Information about the notation as well as the intricasies regarding Bayesian heirarchical modeling, functional data alaysis (FDA), the noisy gamma process (GP), and choise of prior distributions are contained in chapter 6 of the main thesis.

3.1 B-spline design matrix

In the first level of the hierarchical models (in Equation 1 and ?@eq-data-model-gp-lm), we takes a functional interpretation of the UT measurements across the surface of the belt. That is, we asssume that the measurements are noisy observations of a smooth underlying function. We describe this smooth function using a B-spline. Figure 2 (a) shows the functional interpretation for the fith observation of Belt_A. The B-spline is composed of the weighted sum of a set of B-spline basis functions, we can see the weighted basis functions is Figure 2 (b) and the unweighted basis functions in Figure 2 (c).

(a) Fitted B-spline

(b) Weighted basis functions

(c) Unweighted basis functions

Figure 2: Fitted B-spline and basis funcitons for the fith observation of Belt_A.
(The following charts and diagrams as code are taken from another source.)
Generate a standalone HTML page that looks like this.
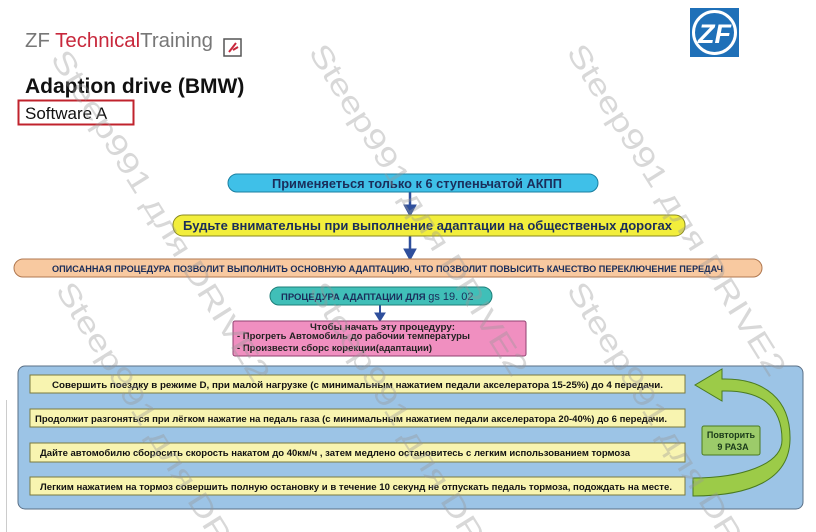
<!DOCTYPE html>
<html><head><meta charset="utf-8"><style>
html,body{margin:0;width:816px;height:532px;background:#fff;overflow:hidden;position:relative;font-family:"Liberation Sans","Noto Sans CJK SC",sans-serif}
.a{position:absolute}
svg{overflow:hidden;display:block}
</style></head><body>
<svg class="a" style="left:0;top:0" width="816" height="532" xmlns="http://www.w3.org/2000/svg" font-family="Liberation Sans, sans-serif">
<text x="25" y="47" font-size="20" fill="#777" textLength="188" lengthAdjust="spacingAndGlyphs">ZF <tspan fill="#c8283c">Technical</tspan>Training</text>
<rect x="224" y="39" width="17" height="17" fill="#fff" stroke="#555" stroke-width="1.5"/>
<path d="M229 52 L236 43 M233 50 L238 47" stroke="#c8283c" stroke-width="2"/>
<rect x="690" y="8" width="49" height="49" fill="#1f70b8"/>
<circle cx="714.5" cy="32.5" r="21" fill="none" stroke="#fff" stroke-width="3"/>
<text x="714.5" y="43" font-size="27" font-weight="bold" fill="#fff" text-anchor="middle" font-style="italic">ZF</text>
<text x="25" y="93" font-size="21" font-weight="bold" fill="#111">Adaption drive (BMW)</text>
<rect x="18.5" y="100.5" width="115" height="24" fill="#fff" stroke="#c0232d" stroke-width="2"/>
<text x="25" y="119" font-size="17" fill="#111">Software A</text>
<line x1="6.5" y1="400" x2="6.5" y2="532" stroke="#ccc"/>
<g fill="#2f4f9c" stroke="#2f4f9c">
<line x1="410" y1="192" x2="410" y2="206" stroke-width="2.5"/><path d="M404 205 L416 205 L410 216Z"/>
<line x1="410" y1="236" x2="410" y2="250" stroke-width="2.5"/><path d="M404 249 L416 249 L410 260Z"/>
<line x1="380" y1="305" x2="380" y2="314" stroke-width="2"/><path d="M375 313 L385 313 L380 321Z"/>
<line x1="358" y1="393" x2="358" y2="401" stroke-width="2.5"/><path d="M352 400 L364 400 L358 409Z"/>
<line x1="358" y1="427" x2="358" y2="435" stroke-width="2.5"/><path d="M352 434 L364 434 L358 443Z"/>
<line x1="358" y1="462" x2="358" y2="469" stroke-width="2.5"/><path d="M352 468 L364 468 L358 477Z"/>
</g>
<rect x="228" y="174" width="370" height="18" rx="9" fill="#3fc0e8" stroke="#1b7fa0"/>
<text x="272" y="188" font-size="12.5" font-weight="bold" fill="#1a2d5a" textLength="290" lengthAdjust="spacingAndGlyphs">Применяеться только к 6 ступеньчатой АКПП</text>
<rect x="173" y="215" width="512" height="21" rx="10" fill="#f2ee3c" stroke="#8a8a20"/>
<text x="183" y="230" font-size="12.5" font-weight="bold" fill="#1a2d5a" textLength="489" lengthAdjust="spacingAndGlyphs">Будьте внимательны при выполнение адаптации на общественых дорогах</text>
<rect x="14" y="259" width="748" height="18" rx="9" fill="#f8c9a0" stroke="#b07850"/>
<text x="52" y="272" font-size="9.5" font-weight="bold" fill="#1a2d5a" textLength="671" lengthAdjust="spacingAndGlyphs">ОПИСАННАЯ ПРОЦЕДУРА ПОЗВОЛИТ ВЫПОЛНИТЬ ОСНОВНУЮ АДАПТАЦИЮ, ЧТО ПОЗВОЛИТ ПОВЫСИТЬ КАЧЕСТВО ПЕРЕКЛЮЧЕНИЕ ПЕРЕДАЧ</text>
<rect x="270" y="287" width="222" height="18" rx="9" fill="#40bfb8" stroke="#1e7f7a"/>
<text x="281" y="300" font-size="9.5" font-weight="bold" fill="#1a2d5a">ПРОЦЕДУРА АДАПТАЦИИ ДЛЯ <tspan font-weight="normal" font-size="11">gs 19. 02</tspan></text>
<rect x="233" y="321" width="293" height="35" rx="2" fill="#f08fc0" stroke="#904070"/>
<text x="310" y="330" font-size="9" font-weight="bold" fill="#222" textLength="145" lengthAdjust="spacingAndGlyphs">Чтобы начать эту процедуру:</text>
<text x="237" y="339" font-size="9" font-weight="bold" fill="#222" textLength="233" lengthAdjust="spacingAndGlyphs">- Прогреть Автомобиль до рабочии температуры</text>
<text x="237" y="351" font-size="9" font-weight="bold" fill="#222" textLength="195" lengthAdjust="spacingAndGlyphs">- Произвести сборс корекции(адаптации)</text>
<rect x="18" y="366" width="785" height="143" rx="7" fill="#9cc4e6" stroke="#5a6f86"/>
<g stroke="#7a7a40" fill="#f8f4b0">
<rect x="30" y="375" width="655" height="18"/>
<rect x="30" y="409" width="655" height="18"/>
<rect x="30" y="443" width="655" height="19"/>
<rect x="30" y="477" width="655" height="18"/>
</g>
<g font-size="9.5" fill="#111" font-weight="bold">
<text x="52" y="388" textLength="611" lengthAdjust="spacingAndGlyphs">Совершить поездку в режиме D,  при малой нагрузке (с минимальным нажатием педали акселератора 15-25%) до 4 передачи.</text>
<text x="35" y="422" textLength="632" lengthAdjust="spacingAndGlyphs">Продолжит разгоняться при лёгком нажатие на педаль газа (с минимальным нажатием педали акселератора 20-40%) до 6 передачи.</text>
<text x="40" y="456" textLength="590" lengthAdjust="spacingAndGlyphs">Дайте автомобилю сборосить скорость накатом до 40км/ч , затем медлено остановитесь с легким использованием тормоза</text>
<text x="40" y="490" textLength="632" lengthAdjust="spacingAndGlyphs">Легким нажатием на тормоз совершить полную остановку и в течение 10 секунд не отпускать педаль тормоза, подождать на месте.</text>
</g>
<path d="M693 478 C740 478 782 465 782 440 C782 405 760 390 722 391 L722 401 L695 385 L722 369 L722 379 C765 378 791 400 790 440 C789 480 750 496 693 496 Z" fill="#9ccb48" stroke="#4a7a20"/>
<rect x="702" y="426" width="58" height="29" rx="2" fill="#9ccb6a" stroke="#4a7a20"/>
<text x="731" y="438" font-size="9" font-weight="bold" fill="#1a3a1a" text-anchor="middle">Повторить</text>
<text x="733" y="450" font-size="9" font-weight="bold" fill="#1a3a1a" text-anchor="middle">9 РАЗА</text>
<g font-size="30" fill="#999" fill-opacity="0.38">
<text transform="translate(50,58) rotate(58)" textLength="385" lengthAdjust="spacingAndGlyphs">Steep991 для DRIVE2</text>
<text transform="translate(308,52) rotate(58)" textLength="385" lengthAdjust="spacingAndGlyphs">Steep991 для DRIVE2</text>
<text transform="translate(566,52) rotate(58)" textLength="385" lengthAdjust="spacingAndGlyphs">Steep991 для DRIVE2</text>
<text transform="translate(55,290) rotate(58)" textLength="385" lengthAdjust="spacingAndGlyphs">Steep991 для DRIVE2</text>
<text transform="translate(308,290) rotate(58)" textLength="385" lengthAdjust="spacingAndGlyphs">Steep991 для DRIVE2</text>
<text transform="translate(566,290) rotate(58)" textLength="385" lengthAdjust="spacingAndGlyphs">Steep991 для DRIVE2</text>
</g>
</svg>
</body></html>
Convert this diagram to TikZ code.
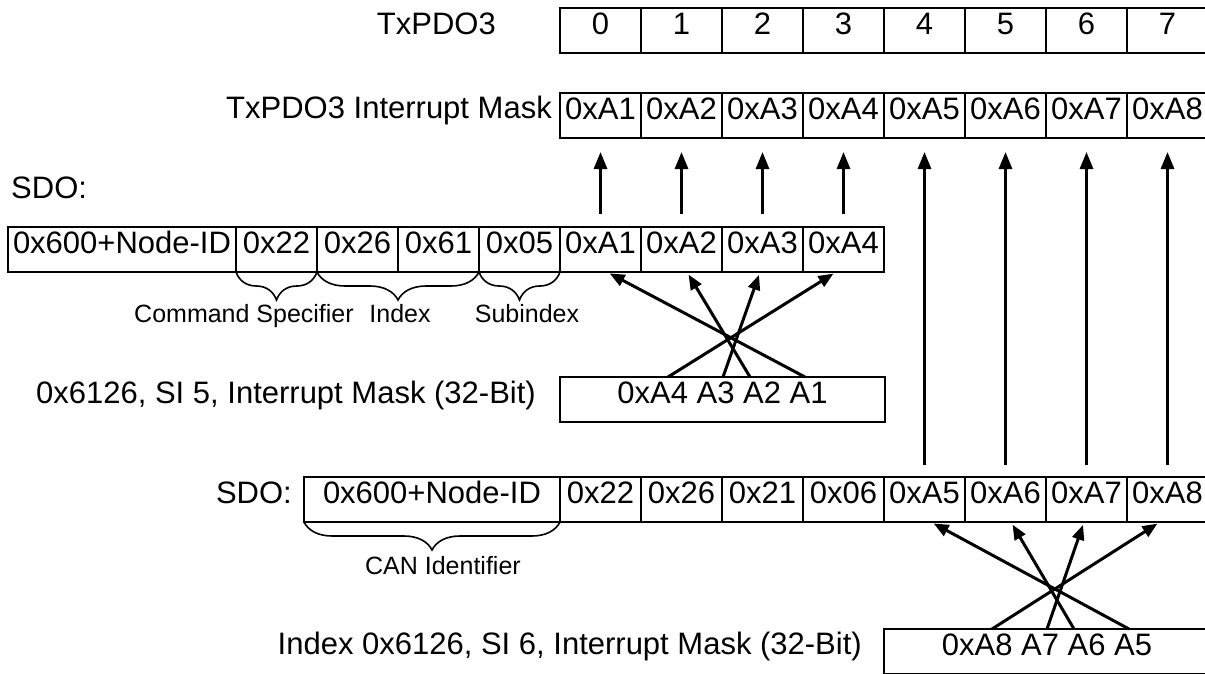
\documentclass[tikz,border=0pt]{standalone}
\usepackage{fontspec}
\setmainfont{Liberation Sans}
\usetikzlibrary{arrows.meta,decorations.pathreplacing}

\tikzset{
        cell/.style={draw, line width=2pt, outer sep=0pt, inner sep=0pt, anchor=north west,
                minimum width=81pt, minimum height=45pt,
                font=\fontsize{31}{37}\selectfont, text height=0.72em, text depth=0pt},
        lbl/.style={inner sep=0pt, font=\fontsize{31}{37}\selectfont, text height=0.72em, text depth=0pt},
        small/.style={inner sep=0pt, font=\fontsize{25}{30}\selectfont, text height=0.72em, text depth=0pt},
        uparr/.style={line width=3pt, -{Triangle[length=17pt,width=13pt]}},
        crossarr/.style={line width=3pt, -{Triangle[length=15pt,width=12pt]}, shorten >=3pt},
        brc/.style={line width=1.6pt, decorate, decoration={brace, mirror, amplitude=28pt}}
}

\begin{document}
\begin{tikzpicture}[x=1pt, y=-1pt]
        \path[use as bounding box, fill=white] (0,0) rectangle (1205,673);

        % TxPDO3 and its mask
        \node[lbl, anchor=east] (tx) at (496,31) {TxPDO3};
        \node[lbl, anchor=east] (mask) at (552,115) {TxPDO3 Interrupt Mask};
        \foreach \i [count=\n] in {0,...,7} {
                \node[cell] (t\i) at ({560+81*\i},8) {\i};
                \node[cell] (m\i) at ({560+81*\i},93) {0xA\n};
        }

        % first SDO
        \node[lbl, anchor=west] (sdo1) at (11,195) {SDO:};
        \node[cell, minimum width=228pt] (s1id) at (8,227) {0x600+Node-ID};
        \foreach \t [count=\i from 0] in {0x22,0x26,0x61,0x05,0xA1,0xA2,0xA3,0xA4}
                \node[cell] (s1c\i) at ({236+81*\i},227) {\t};

        \draw[brc] (s1c0.south west) -- (s1c0.south east);
        \draw[brc] (s1c1.south west) -- (s1c2.south east);
        \draw[brc] (s1c3.south west) -- (s1c3.south east);
        \node[small] (cs) at (244,319) {Command Specifier};
        \node[small] (ix) at (400,319) {Index};
        \node[small] (si) at (527,319) {Subindex};

        \node[lbl, anchor=east] (si5) at (536,400) {0x6126, SI 5, Interrupt Mask (32-Bit)};
        \node[cell, minimum width=325pt] (mk1) at (560,377) {0xA4 A3 A2 A1};

        % second SDO
        \node[lbl, anchor=east] (sdo2) at (292,500) {SDO:};
        \node[cell, minimum width=256pt] (s2id) at (304,477) {0x600+Node-ID};
        \foreach \t [count=\i from 0] in {0x22,0x26,0x21,0x06,0xA5,0xA6,0xA7,0xA8}
                \node[cell] (s2c\i) at ({560+81*\i},477) {\t};
        \draw[brc] (s2id.south west) -- (s2id.south east);
        \node[small] (can) at (443,571) {CAN Identifier};

        \node[lbl, anchor=east] (si6) at (862,651) {Index 0x6126, SI 6, Interrupt Mask (32-Bit)};
        \node[cell, minimum width=326pt] (mk2) at (884,629) {0xA8 A7 A6 A5};

        % up into the mask
        \foreach \i/\j in {0/4,1/5,2/6,3/7}
                \draw[uparr, shorten <=13pt, shorten >=14pt] (s1c\j.north) -- (m\i.south);
        \foreach \i in {4,...,7}
                \draw[uparr, shorten <=12pt, shorten >=14pt] (s2c\i.north) -- (m\i.south);

        % byte order swap
        \foreach \dx/\c/\sh in {108/7/-7.5, 163/6/-2.5, 190/5/5.5, 245/4/6.5} {
                \draw[crossarr] ([xshift=\dx pt]mk1.north west) -- ([xshift=\sh pt]s1c\c.south);
                \draw[crossarr] ([xshift=\dx pt]mk2.north west) -- ([xshift=\sh pt]s2c\c.south);
        }
\end{tikzpicture}
\end{document}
However, we cant fit estimate the spline coeficients-the weights of the basis functions-using the continuous forms of the basis functions. To estimate the spline coeficients we the design matrix, a matrix containing the values of the basis functions at each discrete measurement location. We use the splines2 package to do this.

numb_knots <- 8
B <- bSpline(seq(0, 15, length.out = 22),
             knots = seq(1, 14, length.out = numb_knots),
             degree = 3,
             intercept = T)[, 3:10]

\[ B = \begin{matrix}0&0&0&0&0&0&0&0 \\0.34&0.03&0&0&0&0&0&0 \\0.6&0.2&0&0&0&0&0&0 \\0.46&0.48&0.04&0&0&0&0&0 \\0.2&0.64&0.17&0&0&0&0&0 \\0.05&0.54&0.4&0.01&0&0&0&0 \\0&0.3&0.62&0.08&0&0&0&0 \\0&0.1&0.64&0.25&0&0&0&0 \\0&0.02&0.45&0.5&0.03&0&0&0 \\0&0&0.21&0.66&0.13&0&0&0 \\0&0&0.06&0.59&0.35&0&0&0 \\0&0&0&0.35&0.59&0.06&0&0 \\0&0&0&0.13&0.66&0.21&0&0 \\0&0&0&0.03&0.5&0.45&0.02&0 \\0&0&0&0&0.25&0.64&0.1&0 \\0&0&0&0&0.08&0.62&0.3&0 \\0&0&0&0&0.01&0.4&0.54&0.05 \\0&0&0&0&0&0.17&0.64&0.2 \\0&0&0&0&0&0.04&0.48&0.46 \\0&0&0&0&0&0&0.2&0.6 \\0&0&0&0&0&0&0.03&0.34 \\0&0&0&0&0&0&0&0 \\\end{matrix} \]

Dropped basis functions

We have dropped some basis functions at the edges. We do this because we wish to constrain how “wigly” the spline can be at the edge of the belt, and also because we want the spline to be ancoured at 0 at the edges.

3.2 Informative prior

The two process models in Equation 2 and Equation 5 are set up so that we can encode information about the mean wear rate of spline coefficients by placing informative priors on the \(\mu_m\). This means that we can supliment the analysis with past data or domain expert knowledge. We have two previouse belt lives–Belt_B and Belt_C– which we can use to construct an informative prior for the \(\mu_m\). We can crudely estemate the mean degradation of the coeficients by fitting splines to each of the observations from the two historic belts and then fitting linear models to the relationship between the ceofficients values and tonnes. Figure 3 bellow shows the estimated linear fits.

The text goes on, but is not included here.